### TASK TO CARRY OUT:
Write out the data below exactly as given, without any of its pictures.

### DATA BLOCK:
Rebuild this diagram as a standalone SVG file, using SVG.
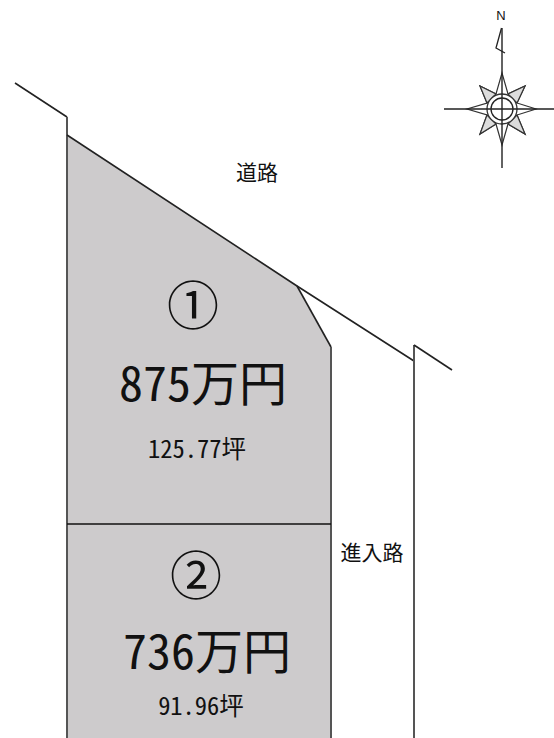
<svg xmlns="http://www.w3.org/2000/svg" width="554" height="738" viewBox="0 0 554 738">
<style>
text{font-family:"Noto Sans CJK JP","Noto Sans CJK SC",sans-serif;font-feature-settings:"hwid";fill:#111;text-anchor:middle}
.l{fill:none;stroke:#222;stroke-width:1.6;stroke-linejoin:miter}
.g{stroke:#555;stroke-width:2;fill:none}
.num{font-size:52px}
.price{font-size:48px}
.area{font-size:24.500px}
.road{font-size:21px}
</style>
<rect width="554" height="738" fill="#fff"/>
<g id="lot1"><path d="M67 135L297 286L331 347V524H67Z" fill="#cdcbcc"/></g>
<g id="lot2"><path d="M67 524H331V738H67Z" fill="#cdcbcc"/></g>
<g id="connectors">
<path class="l" d="M15 83L67 117"/>
<path class="g" d="M67 117V738"/>
<path class="l" d="M67 135L297 286L414 361"/>
<path class="l" d="M297 286L331 347"/>
<path class="g" d="M331 347V738"/>
<path class="g" d="M414 345V738"/>
<path class="l" d="M414 345L452 370"/>
<path d="M67 524H331" stroke="#111" stroke-width="1.6" fill="none"/>
</g>
<g id="labels">
<text class="road" x="257" y="180">道路</text>
<text class="road" x="372" y="560">進入路</text>
<text class="num" x="193" y="325">①</text>
<text class="price" x="203" y="401">875万円</text>
<text class="area" x="197" y="458">125.77坪</text>
<text class="num" x="196" y="595">②</text>
<text class="price" x="207" y="669">736万円</text>
<text class="area" x="201" y="715">91.96坪</text>
</g>
<g id="compass">
<text x="501" y="20" style="font-size:13px;font-family:'Liberation Sans',sans-serif">N</text>
<path d="M501.500 28L496 48L505 53" fill="none" stroke="#222" stroke-width="1.300"/>
<path d="M502 73L508 94L525 86L517 103L536 109L517 115L525 134L508 124L502 145L496 124L480 134L487 115L467 109L487 103L480 86L496 94Z" fill="#fff" stroke="#333" stroke-width="1.200"/>
<path d="M508 94L525 86L517 103ZM517 115L525 134L508 124ZM496 124L480 134L487 115ZM487 103L480 86L496 94Z" fill="#dcdcdc" stroke="#333" stroke-width="1.200"/>
<circle cx="502" cy="109" r="15" fill="#fff" stroke="#333" stroke-width="1.300"/>
<circle cx="502" cy="109" r="11" fill="#fff" stroke="#222" stroke-width="1.300"/>
<path d="M502 28V168M444 109H554" stroke="#222" stroke-width="1.400" fill="none"/>
</g>
</svg>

### TASK RESULT:
Rebuild this diagram as a standalone SVG file, using SVG.
<svg xmlns="http://www.w3.org/2000/svg" width="554" height="738" viewBox="0 0 554 738">
<style>
text{font-family:"Noto Sans CJK JP","Noto Sans CJK SC",sans-serif;font-feature-settings:"hwid";fill:#111;text-anchor:middle}
.l{fill:none;stroke:#222;stroke-width:1.6;stroke-linejoin:miter}
.g{stroke:#555;stroke-width:2;fill:none}
.num{font-size:52px}
.price{font-size:48px}
.area{font-size:24.500px}
.road{font-size:21px}
</style>
<rect width="554" height="738" fill="#fff"/>
<g id="lot1"><path d="M67 135L297 286L331 347V524H67Z" fill="#cdcbcc"/></g>
<g id="lot2"><path d="M67 524H331V738H67Z" fill="#cdcbcc"/></g>
<g id="connectors">
<path class="l" d="M15 83L67 117"/>
<path class="g" d="M67 117V738"/>
<path class="l" d="M67 135L297 286L414 361"/>
<path class="l" d="M297 286L331 347"/>
<path class="g" d="M331 347V738"/>
<path class="g" d="M414 345V738"/>
<path class="l" d="M414 345L452 370"/>
<path d="M67 524H331" stroke="#111" stroke-width="1.6" fill="none"/>
</g>
<g id="labels">
<text class="road" x="257" y="180">道路</text>
<text class="road" x="372" y="560">進入路</text>
<text class="num" x="193" y="325">①</text>
<text class="price" x="203" y="401">875万円</text>
<text class="area" x="197" y="458">125.77坪</text>
<text class="num" x="196" y="595">②</text>
<text class="price" x="207" y="669">736万円</text>
<text class="area" x="201" y="715">91.96坪</text>
</g>
<g id="compass">
<text x="501" y="20" style="font-size:13px;font-family:'Liberation Sans',sans-serif">N</text>
<path d="M501.500 28L496 48L505 53" fill="none" stroke="#222" stroke-width="1.300"/>
<path d="M502 73L508 94L525 86L517 103L536 109L517 115L525 134L508 124L502 145L496 124L480 134L487 115L467 109L487 103L480 86L496 94Z" fill="#fff" stroke="#333" stroke-width="1.200"/>
<path d="M508 94L525 86L517 103ZM517 115L525 134L508 124ZM496 124L480 134L487 115ZM487 103L480 86L496 94Z" fill="#dcdcdc" stroke="#333" stroke-width="1.200"/>
<circle cx="502" cy="109" r="15" fill="#fff" stroke="#333" stroke-width="1.300"/>
<circle cx="502" cy="109" r="11" fill="#fff" stroke="#222" stroke-width="1.300"/>
<path d="M502 28V168M444 109H554" stroke="#222" stroke-width="1.400" fill="none"/>
</g>
</svg>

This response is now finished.